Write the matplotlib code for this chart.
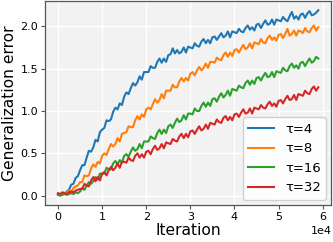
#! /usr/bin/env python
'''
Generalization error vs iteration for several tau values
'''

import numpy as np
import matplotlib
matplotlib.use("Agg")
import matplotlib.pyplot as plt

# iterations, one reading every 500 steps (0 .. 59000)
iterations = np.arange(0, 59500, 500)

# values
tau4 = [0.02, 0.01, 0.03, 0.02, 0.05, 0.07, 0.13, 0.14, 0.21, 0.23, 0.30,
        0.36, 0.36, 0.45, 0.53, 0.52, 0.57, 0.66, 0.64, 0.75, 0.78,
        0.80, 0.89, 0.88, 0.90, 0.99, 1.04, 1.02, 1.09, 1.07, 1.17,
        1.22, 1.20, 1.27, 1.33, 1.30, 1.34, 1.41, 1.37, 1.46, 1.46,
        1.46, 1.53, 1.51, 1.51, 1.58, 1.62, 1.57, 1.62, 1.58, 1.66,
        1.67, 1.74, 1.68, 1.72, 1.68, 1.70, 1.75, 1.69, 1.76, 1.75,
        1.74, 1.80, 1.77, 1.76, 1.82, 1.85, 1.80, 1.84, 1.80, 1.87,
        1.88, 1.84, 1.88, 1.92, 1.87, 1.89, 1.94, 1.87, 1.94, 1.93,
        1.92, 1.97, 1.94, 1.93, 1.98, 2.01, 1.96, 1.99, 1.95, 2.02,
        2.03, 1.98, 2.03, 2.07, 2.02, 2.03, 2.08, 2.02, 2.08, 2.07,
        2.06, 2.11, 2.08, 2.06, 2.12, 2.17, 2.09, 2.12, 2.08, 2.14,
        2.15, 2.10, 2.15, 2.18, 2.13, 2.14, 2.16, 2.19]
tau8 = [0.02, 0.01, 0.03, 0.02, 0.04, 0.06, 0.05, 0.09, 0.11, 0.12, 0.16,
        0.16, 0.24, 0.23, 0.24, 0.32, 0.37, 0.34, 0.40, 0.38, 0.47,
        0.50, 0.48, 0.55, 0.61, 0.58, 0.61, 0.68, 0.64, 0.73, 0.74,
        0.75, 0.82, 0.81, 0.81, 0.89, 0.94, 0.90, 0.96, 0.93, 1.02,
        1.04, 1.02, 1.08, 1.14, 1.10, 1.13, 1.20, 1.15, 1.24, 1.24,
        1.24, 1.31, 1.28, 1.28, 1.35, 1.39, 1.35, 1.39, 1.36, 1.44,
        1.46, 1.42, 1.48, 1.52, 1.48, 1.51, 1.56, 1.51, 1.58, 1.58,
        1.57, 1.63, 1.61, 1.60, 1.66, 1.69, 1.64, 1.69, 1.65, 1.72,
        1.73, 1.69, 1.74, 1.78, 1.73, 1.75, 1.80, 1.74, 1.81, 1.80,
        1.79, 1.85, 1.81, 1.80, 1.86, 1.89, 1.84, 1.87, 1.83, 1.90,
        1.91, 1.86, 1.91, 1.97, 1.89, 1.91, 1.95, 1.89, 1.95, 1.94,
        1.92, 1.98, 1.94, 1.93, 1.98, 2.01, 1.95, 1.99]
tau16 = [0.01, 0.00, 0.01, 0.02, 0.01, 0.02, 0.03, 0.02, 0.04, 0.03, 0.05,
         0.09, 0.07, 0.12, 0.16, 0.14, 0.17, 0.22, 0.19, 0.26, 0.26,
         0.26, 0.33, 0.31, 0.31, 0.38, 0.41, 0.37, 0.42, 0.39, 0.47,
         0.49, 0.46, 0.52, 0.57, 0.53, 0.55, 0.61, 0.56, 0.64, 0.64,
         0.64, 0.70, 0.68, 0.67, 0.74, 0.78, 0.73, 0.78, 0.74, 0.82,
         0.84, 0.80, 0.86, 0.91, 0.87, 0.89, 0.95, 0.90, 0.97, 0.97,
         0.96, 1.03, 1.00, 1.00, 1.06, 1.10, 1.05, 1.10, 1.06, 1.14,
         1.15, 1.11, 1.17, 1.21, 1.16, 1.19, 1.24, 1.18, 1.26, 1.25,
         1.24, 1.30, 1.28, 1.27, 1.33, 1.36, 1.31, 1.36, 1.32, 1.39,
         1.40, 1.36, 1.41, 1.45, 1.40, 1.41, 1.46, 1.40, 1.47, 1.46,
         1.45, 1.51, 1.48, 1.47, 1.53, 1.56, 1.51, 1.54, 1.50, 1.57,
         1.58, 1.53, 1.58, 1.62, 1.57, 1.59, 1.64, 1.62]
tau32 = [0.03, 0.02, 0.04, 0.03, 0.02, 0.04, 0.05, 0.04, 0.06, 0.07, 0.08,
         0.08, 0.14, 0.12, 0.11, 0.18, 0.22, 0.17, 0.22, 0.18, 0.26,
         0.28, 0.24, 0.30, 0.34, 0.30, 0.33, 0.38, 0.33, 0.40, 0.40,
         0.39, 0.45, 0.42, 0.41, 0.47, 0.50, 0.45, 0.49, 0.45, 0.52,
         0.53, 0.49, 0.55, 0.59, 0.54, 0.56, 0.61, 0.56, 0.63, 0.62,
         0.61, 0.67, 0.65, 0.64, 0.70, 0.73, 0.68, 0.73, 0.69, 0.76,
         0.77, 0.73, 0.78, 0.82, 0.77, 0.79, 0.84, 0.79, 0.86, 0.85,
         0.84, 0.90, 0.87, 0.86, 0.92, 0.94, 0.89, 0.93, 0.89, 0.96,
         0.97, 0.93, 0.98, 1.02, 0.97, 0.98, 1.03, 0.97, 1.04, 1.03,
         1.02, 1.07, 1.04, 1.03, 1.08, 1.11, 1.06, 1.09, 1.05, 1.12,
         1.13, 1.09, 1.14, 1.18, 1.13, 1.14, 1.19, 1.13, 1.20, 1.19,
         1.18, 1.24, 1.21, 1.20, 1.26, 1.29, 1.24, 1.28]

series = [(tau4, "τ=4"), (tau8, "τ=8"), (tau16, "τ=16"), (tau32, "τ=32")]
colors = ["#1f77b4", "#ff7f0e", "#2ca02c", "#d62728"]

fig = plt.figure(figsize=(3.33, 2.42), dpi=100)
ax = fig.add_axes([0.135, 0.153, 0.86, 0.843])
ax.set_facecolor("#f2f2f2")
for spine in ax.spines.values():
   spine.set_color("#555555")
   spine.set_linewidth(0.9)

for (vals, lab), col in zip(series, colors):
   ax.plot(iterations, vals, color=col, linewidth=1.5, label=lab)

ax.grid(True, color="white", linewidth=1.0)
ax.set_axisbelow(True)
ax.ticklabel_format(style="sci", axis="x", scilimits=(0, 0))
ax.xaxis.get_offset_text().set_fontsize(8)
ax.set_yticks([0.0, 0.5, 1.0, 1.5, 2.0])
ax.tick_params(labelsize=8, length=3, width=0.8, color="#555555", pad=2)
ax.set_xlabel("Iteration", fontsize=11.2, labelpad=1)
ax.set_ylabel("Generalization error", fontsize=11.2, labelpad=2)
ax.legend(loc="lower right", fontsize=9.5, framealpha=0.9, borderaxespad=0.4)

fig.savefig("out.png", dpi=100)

### INSTRUCTION
Find the lines above that include the string "matplotlib" and copy them.

### TASK ANSWER
Write the matplotlib code for this chart.
import matplotlib
matplotlib.use("Agg")
import matplotlib.pyplot as plt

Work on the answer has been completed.